Upstairs, Mr Anders is teaching mosaics in his art class, with the children practicing on paper before taking to tiles. His students have recently designed the high-profile entrance sign for a high-profile Jewish institution, which he proudly shows me. “Now, why are we practicing on paper?” he asks the class. “So we can mess it up,” says a doe-eyed youngster enthusiastically cutting shapes.

In Mrs Frankel’s Countdown class (it’s probably not called that but that’s what I’ll call it, because that what they’re playing), the children are given the famous 30-second countdown for the letters: UIIWDNGPA.

“Right, who has any six-letter words?” she asks. A dozen little hands shoot up. “Weding,” says one. “Wining,” says another. “Pading” offers a third.

“Oh dear,” says Mrs Frankel. “I see we’re going to have to revisit double letters…”

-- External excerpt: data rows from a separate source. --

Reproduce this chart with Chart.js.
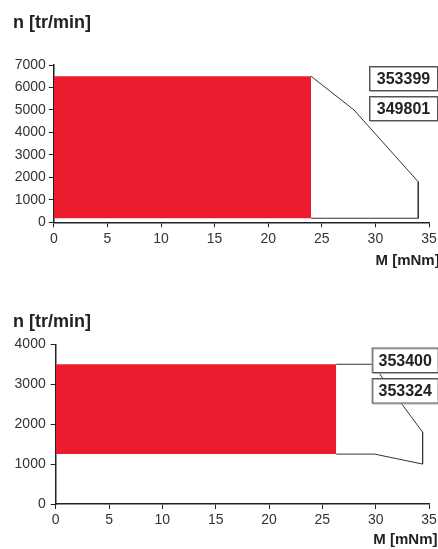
<!DOCTYPE html>
<html>
<head>
<meta charset="utf-8">
<script src="https://cdn.jsdelivr.net/npm/chart.js@4.4.1/dist/chart.umd.min.js"></script>
<style>
  body { margin: 0; background: #fff; }
  #g1, #g2 { position: absolute; left: 0; }
  #g1 { top: 0; }
  #g2 { top: 275px; }
</style>
</head>
<body>
<canvas id="g1" width="438" height="275"></canvas>
<canvas id="g2" width="438" height="274"></canvas>
<script>
const ticksM = [0, 5, 10, 15, 20, 25, 30, 35];

// moteurs 353399 / 349801
const refs1 = ['353399', '349801'];
const ticksN1 = [0, 1000, 2000, 3000, 4000, 5000, 6000, 7000];
const zoneM1 = [0, 24];
const zoneNhaut1 = [6500, 6500];
const zoneNbas1 = [180, 180];
const limiteM1 = [24, 28, 34, 34, 24];
const limiteN1 = [6500, 5000, 1800, 180, 180];

// moteurs 353400 / 353324
const refs2 = ['353400', '353324'];
const ticksN2 = [0, 1000, 2000, 3000, 4000];
const zoneM2 = [0, 26.3];
const zoneNhaut2 = [3500, 3500];
const zoneNbas2 = [1250, 1250];
const limiteM2 = [26.3, 29.7, 34.4, 34.4, 29.9, 26.3];
const limiteN2 = [3500, 3500, 1800, 1000, 1250, 1250];

const ROUGE = '#ec1c2e';
const POLICE = '"Liberation Sans", Arial, Helvetica, sans-serif';
Chart.defaults.font.family = POLICE;

const pts = (xs, ys) => xs.map((x, i) => ({ x: x, y: ys[i] }));

// cadres avec les references + titre de l'axe M
const cadresRefs = {
    id: 'cadresRefs',
    afterDraw(chart, args, o) {
        const ctx = chart.ctx;
        ctx.save();
        o.refs.forEach((ref, i) => {
            let x = o.x, y = o.y + i * o.pas;
            ctx.fillStyle = '#fff';
            ctx.fillRect(x, y, o.w, o.h);
            ctx.lineWidth = 1;
            ctx.strokeStyle = '#aaa';
            ctx.strokeRect(x + 1.5, y + 1.5, o.w - 1, o.h - 1);
            ctx.strokeStyle = '#555';
            ctx.strokeRect(x + 0.5, y + 0.5, o.w - 1, o.h - 1);
            ctx.fillStyle = '#222';
            ctx.font = 'bold 16px ' + POLICE;
            ctx.textAlign = 'center';
            ctx.textBaseline = 'middle';
            ctx.fillText(ref, x + o.w / 2, y + o.h / 2 + 1);
        });
        ctx.fillStyle = '#222';
        ctx.font = 'bold 15px ' + POLICE;
        ctx.textAlign = 'left';
        ctx.textBaseline = 'middle';
        ctx.fillText('M [mNm]', o.titreX, chart.chartArea.bottom + o.titreDy);
        ctx.restore();
    }
};

function creerGraphique(id, p) {
    return new Chart(document.getElementById(id), {
        type: 'line',
        data: {
            datasets: [{
                data: pts(p.zoneM, p.zoneNbas),
                borderWidth: 0,
                pointRadius: 0,
                fill: false
            }, {
                data: pts(p.zoneM, p.zoneNhaut),
                borderWidth: 0,
                pointRadius: 0,
                backgroundColor: ROUGE,
                fill: '-1'
            }, {
                data: pts(p.limiteM, p.limiteN),
                borderColor: '#333',
                borderWidth: 1,
                pointRadius: 0,
                fill: false
            }]
        },
        plugins: [cadresRefs],
        options: {
            responsive: false,
            animation: false,
            devicePixelRatio: 1,
            layout: { padding: { left: 13, right: 9, top: 0, bottom: 0 } },
            plugins: {
                legend: { display: false },
                tooltip: { enabled: false },
                title: {
                    display: true,
                    text: 'n [tr/min]',
                    align: 'start',
                    color: '#222',
                    font: { size: 18, weight: 'bold' },
                    padding: p.titrePad
                },
                cadresRefs: p.cadres
            },
            scales: {
                x: {
                    type: 'linear',
                    min: 0,
                    max: 35,
                    afterBuildTicks: s => { s.ticks = ticksM.map(v => ({ value: v })); },
                    afterFit: s => { s.height = p.hauteurX; s.paddingLeft = 0; s.paddingRight = 0; },
                    grid: { drawOnChartArea: false, tickLength: 5, color: '#222' },
                    border: { color: '#222', width: 1.5 },
                    ticks: { padding: 3, color: '#333', font: { size: 14 }, maxRotation: 0, autoSkip: false,
                             callback: v => String(v) }
                },
                y: {
                    min: 0,
                    max: p.ticksN[p.ticksN.length - 1],
                    afterBuildTicks: s => { s.ticks = p.ticksN.map(v => ({ value: v })); },
                    afterFit: s => { s.width = p.largeurY; s.paddingTop = 0; s.paddingBottom = 0; },
                    grid: { drawOnChartArea: false, tickLength: 5, color: '#222' },
                    border: { color: '#222', width: 1.5 },
                    ticks: { padding: p.padY, color: '#333', font: { size: 14 }, autoSkip: false,
                             callback: v => String(v) }
                }
            }
        }
    });
}

creerGraphique('g1', {
    zoneM: zoneM1, zoneNhaut: zoneNhaut1, zoneNbas: zoneNbas1,
    limiteM: limiteM1, limiteN: limiteN1, ticksN: ticksN1,
    titrePad: { top: 12.4, bottom: 31 },
    hauteurX: 52.7, largeurY: 40.8, padY: 3,
    cadres: { refs: refs1, x: 369, y: 66, w: 69, h: 25, pas: 30, titreX: 375.5, titreDy: 38.7 }
});

creerGraphique('g2', {
    zoneM: zoneM2, zoneNhaut: zoneNhaut2, zoneNbas: zoneNbas2,
    limiteM: limiteM2, limiteN: limiteN2, ticksN: ticksN2,
    titrePad: { top: 36.2, bottom: 11.5 },
    hauteurX: 45, largeurY: 42.7, padY: 5,
    cadres: { refs: refs2, x: 371.7, y: 72.5, w: 67, h: 25.5, pas: 30.5, titreX: 373.3, titreDy: 36 }
});
</script>
</body>
</html>
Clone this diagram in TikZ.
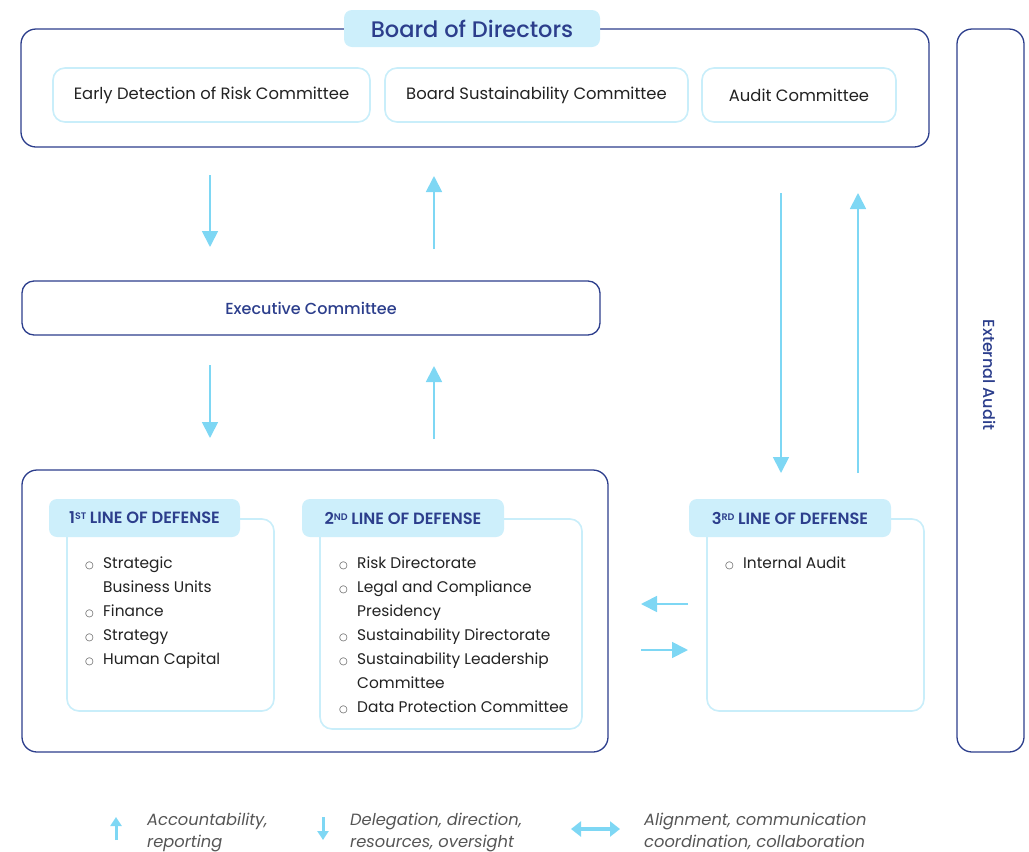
\documentclass[tikz,border=0pt]{standalone}
\usepackage{fontspec}
\setmainfont{Poppins}
\newfontfamily\medfont{Poppins}[UprightFont=* Medium]
\newfontfamily\semifont{Poppins}[UprightFont=* SemiBold]
\newfontfamily\symfont{DejaVu Sans}
\usetikzlibrary{arrows.meta}

\definecolor{navy}{HTML}{2C3E8C}
\definecolor{skyfill}{HTML}{CDEFFB}
\definecolor{skyline}{HTML}{C9EEFA}
\definecolor{arrowblue}{HTML}{7ED7F4}
\definecolor{ink}{HTML}{222222}
\definecolor{legendgray}{HTML}{555555}

\newcommand{\bul}{\makebox[18pt][l]{\symfont\fontsize{10}{10}\selectfont\textcolor{black!70}{○}}}
\newcommand{\cont}{\hspace*{18pt}}
\newcommand{\ord}[1]{\raisebox{4pt}{\fontsize{9.5}{9.5}\selectfont #1}\hspace{3.5pt}}

\begin{document}
\begin{tikzpicture}[x=1pt, y=-1pt,
    frame/.style={draw=navy, line width=1.3pt, rounded corners=15pt, inner sep=0pt},
    tab/.style={fill=skyfill, rounded corners=8pt, text=navy, inner sep=0pt,
      font=\fontsize{16.3}{16.3}\selectfont\semifont},
    cmte/.style={draw=skyline, line width=1.6pt, rounded corners=12pt, fill=white,
      minimum height=54pt, inner sep=0pt, text=ink, font=\fontsize{16.4}{18}\selectfont},
    panel/.style={draw=skyline, line width=1.6pt, rounded corners=12pt, fill=white, inner sep=0pt},
    items/.style={anchor=north west, align=left, inner sep=0pt, text=ink,
      font=\fontsize{15.4}{24}\selectfont},
    flow/.style={draw=arrowblue, line width=1.8pt, -{Triangle[width=16pt,length=16pt]}},
    key/.style={draw=arrowblue, line width=3pt, -{Triangle[width=11pt,length=9pt]}},
    keytext/.style={anchor=north west, align=left, inner sep=0pt, text=legendgray,
      font=\fontsize{16.3}{22}\selectfont\itshape}
  ]
  \useasboundingbox (0,0) rectangle (1029,852);

  % board and its committees
  \node[frame, minimum width=908pt, minimum height=118pt] (board) at (475,88) {};
  \node[tab, minimum width=256pt, minimum height=37pt,
    font=\fontsize{22.5}{22.5}\selectfont\medfont] (boardtab) at (472,28.5) {Board of Directors};
  \node[cmte, minimum width=317pt] (edr) at (211.5,95) {Early Detection of Risk Committee};
  \node[cmte, minimum width=303pt] (bsc) at (536.5,95) {Board Sustainability Committee};
  \node[cmte, minimum width=194pt] (aud) at (799,95) {Audit Committee};

  \node[frame, minimum width=67pt, minimum height=723pt] (ext) at (990.5,390.5) {};
  \node[rotate=-90, text=navy, font=\fontsize{16}{16}\selectfont\medfont] (extlabel) at (990,375) {External Audit};

  \node[frame, rounded corners=12pt, minimum width=578pt, minimum height=54pt, text=navy,
    font=\fontsize{16}{16}\selectfont\medfont] (exec) at (311,308) {Executive Committee};

  % lines of defense
  \node[frame, minimum width=586pt, minimum height=282pt] (lod) at (315,611) {};

  \node[panel, minimum width=207pt, minimum height=192pt] (first) at (170.5,615) {};
  \node[tab, minimum width=191pt, minimum height=38pt] (firsttab) at (144.5,518)
    {1\ord{ST}LINE OF DEFENSE};
  \node[items] (firstlist) at (85,557) {\bul Strategic\\\cont Business Units\\\bul Finance\\
    \bul Strategy\\\bul Human Capital};

  \node[panel, minimum width=262pt, minimum height=210pt] (second) at (451,624) {};
  \node[tab, minimum width=202pt, minimum height=38pt] (secondtab) at (403,518)
    {2\ord{ND}LINE OF DEFENSE};
  \node[items] (secondlist) at (339,557) {\bul Risk Directorate\\\bul Legal and Compliance\\
    \cont Presidency\\\bul Sustainability Directorate\\\bul Sustainability Leadership\\
    \cont Committee\\\bul Data Protection Committee};

  \node[panel, minimum width=217pt, minimum height=192pt] (third) at (815.5,615) {};
  \node[tab, minimum width=202pt, minimum height=38pt] (thirdtab) at (790,518)
    {3\ord{RD}LINE OF DEFENSE};
  \node[items] (thirdlist) at (725,557) {\bul Internal Audit};

  % flows
  \coordinate (dn1a) at (210,175); \coordinate (dn1b) at (210,247);
  \coordinate (up1a) at (434,249); \coordinate (up1b) at (434,176);
  \coordinate (dn2a) at (210,365); \coordinate (dn2b) at (210,438);
  \coordinate (up2a) at (434,439); \coordinate (up2b) at (434,366);
  \coordinate (dn3a) at (781,193); \coordinate (dn3b) at (781,473);
  \coordinate (up3a) at (858,473); \coordinate (up3b) at (858,193);
  \coordinate (lfa) at (688,604); \coordinate (lfb) at (641,604);
  \coordinate (rta) at (641,650); \coordinate (rtb) at (688,650);
  \draw[flow] (dn1a) -- (dn1b);
  \draw[flow] (up1a) -- (up1b);
  \draw[flow] (dn2a) -- (dn2b);
  \draw[flow] (up2a) -- (up2b);
  \draw[flow] (dn3a) -- (dn3b);
  \draw[flow] (up3a) -- (up3b);
  \draw[flow] (lfa) -- (lfb);
  \draw[flow] (rta) -- (rtb);

  % legend
  \coordinate (kupa) at (116,840); \coordinate (kupb) at (116,817);
  \coordinate (kdna) at (323,817); \coordinate (kdnb) at (323,840);
  \coordinate (kbia) at (571,829); \coordinate (kbib) at (620,829);
  \draw[key] (kupa) -- (kupb);
  \draw[key] (kdna) -- (kdnb);
  \draw[key, line width=4pt, {Triangle[width=15pt,length=10pt]}-{Triangle[width=15pt,length=10pt]}] (kbia) -- (kbib);
  \node[keytext] (kup) at (147,813) {Accountability,\\reporting};
  \node[keytext] (kdn) at (350,813) {Delegation, direction,\\resources, oversight};
  \node[keytext] (kbi) at (644,813) {Alignment, communication\\coordination, collaboration};
\end{tikzpicture}
\end{document}
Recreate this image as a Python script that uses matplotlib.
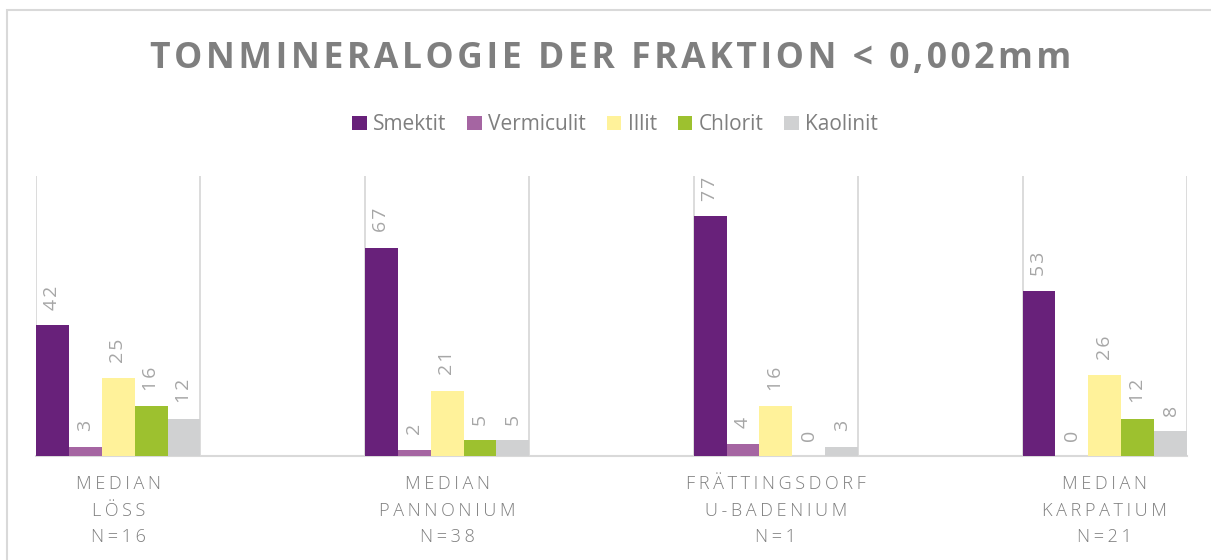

Elsewhere, Mrs Malin’s music class is rehearsing a chorus at full blast (“I’m a hip-hoppy kid and you’ll never catch me nappin’, no matter where I go you’ll always hear me rappin’”), while Rabbi Dovid’s Jewish studies class are physically demonstrating the six ways to pray (standing, sitting, bowing, singing, chest-beating and in silence).

“OK, what rules should we follow when praying?” he asks his young charges. A boy at the back raises his hand in confidence. “Don’t pray too fast,” he intones. “Or you’ll get a sore throat.”

Walking through the corridors is an absolute pleasure. The ingenuity of the kids is on show everywhere, especially in their design work. I can’t remember even hoping to be this good. The best our teachers got was a selection of handprints and a kid with a blue nose because he’d picked it shortly after.

Here, they produce Picasso-esque masterpieces and – as in Miss Platt’s class (were she a secondary school teacher, all the boys would fancy her), diary entries written as if they were German Jews living in Berlin in 1938.

In other areas too, the school excels. The technology lab, with its tablet computers and bean cushions, looks like the sort of place you’d find brain-storming Google executives.

At times, Sinai seems less like a school than a staging post to CERN. The day’s coming to an end. In Reception and Nursery, teachers dance with knee-high people who are by now packed and ready to be transferred to mum.

I, too, dance out. It’s been a great day. Not even anonymous streets and a lack of any idea as to the way home can dampen my mood.